HEDEFE ULAŞMADAN ALINAN KEYİF

Örneğin, bir kişi arkadaşlarına “Ben kitap yazacağım.” diyor.

Arkadaşları da “Wow süper fikir. Yaz da okuyalım.” diyor.

Bu cümleyle, arkadaşları onu bir yazar olarak kabul etmiş (sosyal gerçeklik) oluyor. O da kendini yazar hissediyor. Bütünlük duygusunu ve başarma hazzını nispeten yaşıyor.


Kitap yazma (fiziksel gerçeklik) motivasyonu düşüyor.

Aslında olayın özü şu: beyin gerçek hedefin simülasyonunu yaşayıp keyif alınca, gerçeğini yaşamak için daha az vakit harcıyor.

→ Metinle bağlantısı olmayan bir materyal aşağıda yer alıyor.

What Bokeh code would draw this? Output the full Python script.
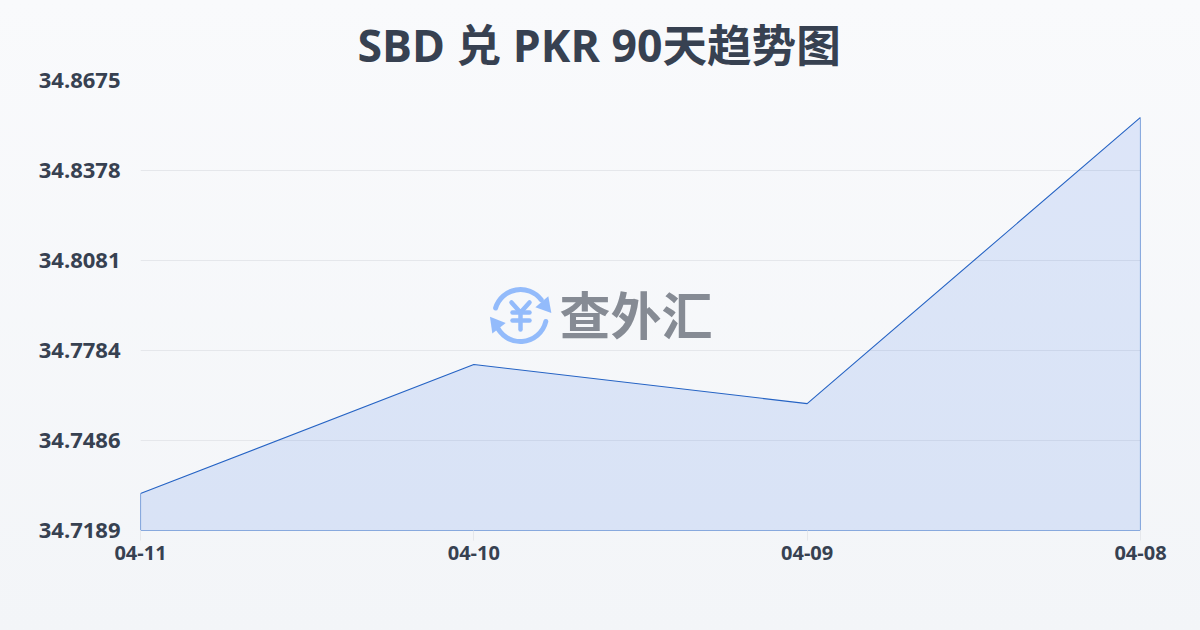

Sonuçta simülasyon da gerçek deneyim de beynin aynı bölümünü kullanıyor.


HEDEFİNİ SÖYLEYEN VE ULAŞANLAR

Peki öyleyse, “Bu işi yapacağım deyince, çoğu kişi bana güldü, yapamazsın dedi” diyen ama buna rağmen hedefine ulaşan insanlara ne diyeceğiz?

Zaten cümleden de anlaşılacağı gibi, bu kişiler hedeflerini söyleyince, insanlar karşı çıktığı için “sosyal gerçeklik” yaşayamıyor.

Sosyal gerçekliği yaşayamadığı için de tamamlanmış hissetmiyor ve hedefi fiziksel olarak gerçekleştirmek için daha çok çalışıyor.

Sonuç olarak, hedef oluşturma sürecinde çok kişiyle konuşmalısınız ama hedefinizi oluşturduğunuz an, hedefi kendinize saklamalısınız. Bu motivasyonunuzu artıracaktır.

Diğer insanlara söylerseniz de hedefinize ulaşma ihtimaliniz var tabii ki ama motivasyonunuz daha düşük olacaktır.